Signature	`cp.text:match(pattern[, start]) -> ...`
Type	Method
Description	Looks for the first match of the `pattern` in the text value. If it finds one, then match returns the captures from the pattern; otherwise it returns `nil`. If pattern specifies no captures, then the whole match is returned. A third, optional numerical argument `init` specifies where to start the search; its default value is `1` and can be negative.
Parameters	`pattern` - The text pattern to process. `start` - If specified, indicates the starting position to process from. Defaults to `1`.
Returns	The capture results, the whole match, or `nil`.
Notes	None
Examples	None
Source	src/extensions/cp/text/init.lua line 311

# sub


Signature	`cp.text:sub(i [, j]) -> cp.text`
Type	Method
Description	Returns the substring of this text that starts at `i` and continues until `j`; `i` and `j` can be negative.

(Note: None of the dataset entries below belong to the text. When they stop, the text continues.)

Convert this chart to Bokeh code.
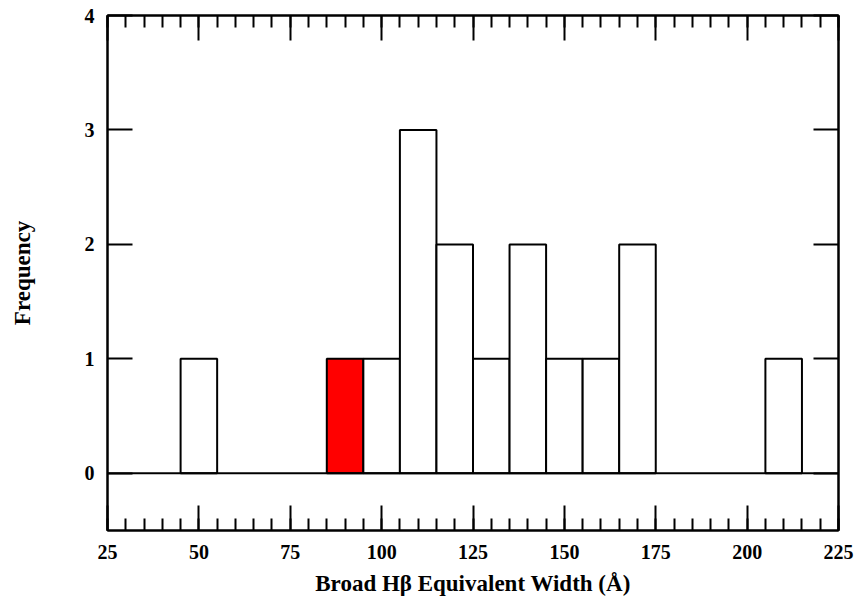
from bokeh.plotting import figure
from bokeh.models import LinearAxis, FixedTicker, Span, ColumnDataSource, Range1d
from bokeh.embed import file_html
from bokeh.resources import INLINE

# Data
bin_centers = [50, 90, 100, 110, 120, 130, 140, 150, 160, 170, 210]
counts = [1, 1, 1, 3, 2, 1, 2, 1, 1, 2, 1]
highlight = [False, True, False, False, False, False, False, False, False, False, False]
bin_width = 10
x_ticks = [25, 50, 75, 100, 125, 150, 175, 200, 225]
y_ticks = [0, 1, 2, 3, 4]
x_label = "Broad H\u03b2 Equivalent Width (\u00c5)"
y_label = "Frequency"

FONT = "Liberation Serif"

src = ColumnDataSource(dict(
    left=[c - bin_width / 2 for c in bin_centers],
    right=[c + bin_width / 2 for c in bin_centers],
    top=counts,
    bottom=[0] * len(counts),
    color=["#ff0000" if h else "#ffffff" for h in highlight],
))

p = figure(width=856, height=603, output_backend="svg", toolbar_location=None,
           x_range=Range1d(25, 225), y_range=Range1d(-0.5, 4),
           min_border_left=107, min_border_right=18, min_border_top=15, min_border_bottom=73,
           x_axis_location=None, y_axis_location=None)
p.grid.visible = False
p.outline_line_color = "black"
p.outline_line_width = 2
p.background_fill_color = "white"
p.border_fill_color = "white"

p.quad(left="left", right="right", top="top", bottom="bottom", source=src,
       fill_color="color", line_color="black", line_width=2)

p.add_layout(Span(location=0, dimension="width", line_color="black", line_width=2))


def style_axis(ax, ticks, labels=True, minor=True):
    ax.axis_line_color = "black"
    ax.axis_line_width = 2
    ax.major_tick_in = 25
    ax.major_tick_out = 0
    ax.major_tick_line_width = 2
    ax.major_tick_line_color = "black"
    if minor:
        ax.minor_tick_in = 12
        ax.minor_tick_out = 0
        ax.minor_tick_line_width = 2
        ax.minor_tick_line_color = "black"
    else:
        ax.minor_tick_line_color = None
    ax.major_label_text_font = FONT
    ax.major_label_text_font_style = "bold"
    ax.major_label_text_color = "black"
    if labels:
        ax.major_label_text_font_size = "20px"
    else:
        ax.major_label_overrides = {t: "" for t in ticks}
        ax.major_label_text_font_size = "1px"
        ax.major_label_standoff = 0
    ax.axis_label_text_font = FONT
    ax.axis_label_text_font_style = "bold"
    ax.axis_label_text_font_size = "23px"
    ax.axis_label_text_color = "black"


xt = FixedTicker(ticks=x_ticks, minor_ticks=list(range(25, 226, 5)))
yt = FixedTicker(ticks=y_ticks, minor_ticks=[])

bottom = LinearAxis(ticker=xt, axis_label=x_label)
style_axis(bottom, x_ticks)
bottom.major_label_standoff = 14
bottom.axis_label_standoff = 9
p.add_layout(bottom, "below")

top = LinearAxis(ticker=xt)
style_axis(top, x_ticks, labels=False)
p.add_layout(top, "above")

left = LinearAxis(ticker=yt, axis_label=y_label)
style_axis(left, y_ticks, minor=False)
left.major_label_standoff = 13
left.axis_label_standoff = 47
p.add_layout(left, "left")

right = LinearAxis(ticker=yt)
style_axis(right, y_ticks, labels=False, minor=False)
p.add_layout(right, "right")

open("out.html", "w").write(file_html(p, INLINE))
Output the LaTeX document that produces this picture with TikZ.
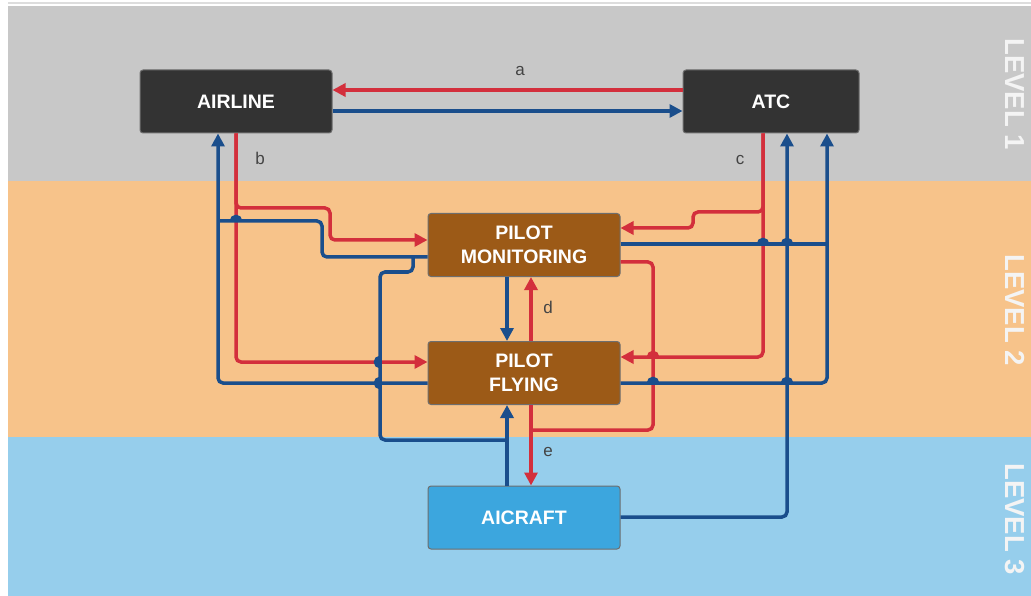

Parameters	i - See above j - See above
Returns	None
Notes	If `j` is absent, then it is assumed to be equal to `-1` (which is the same as the string length). In particular, the call `cp.text:sub(1,j)` returns a prefix of `s` with length `j`, and `cp.text:sub(-i)` (for a positive `i`) returns a suffix of s with length i.
Examples	None
Source	src/extensions/cp/text/init.lua line 274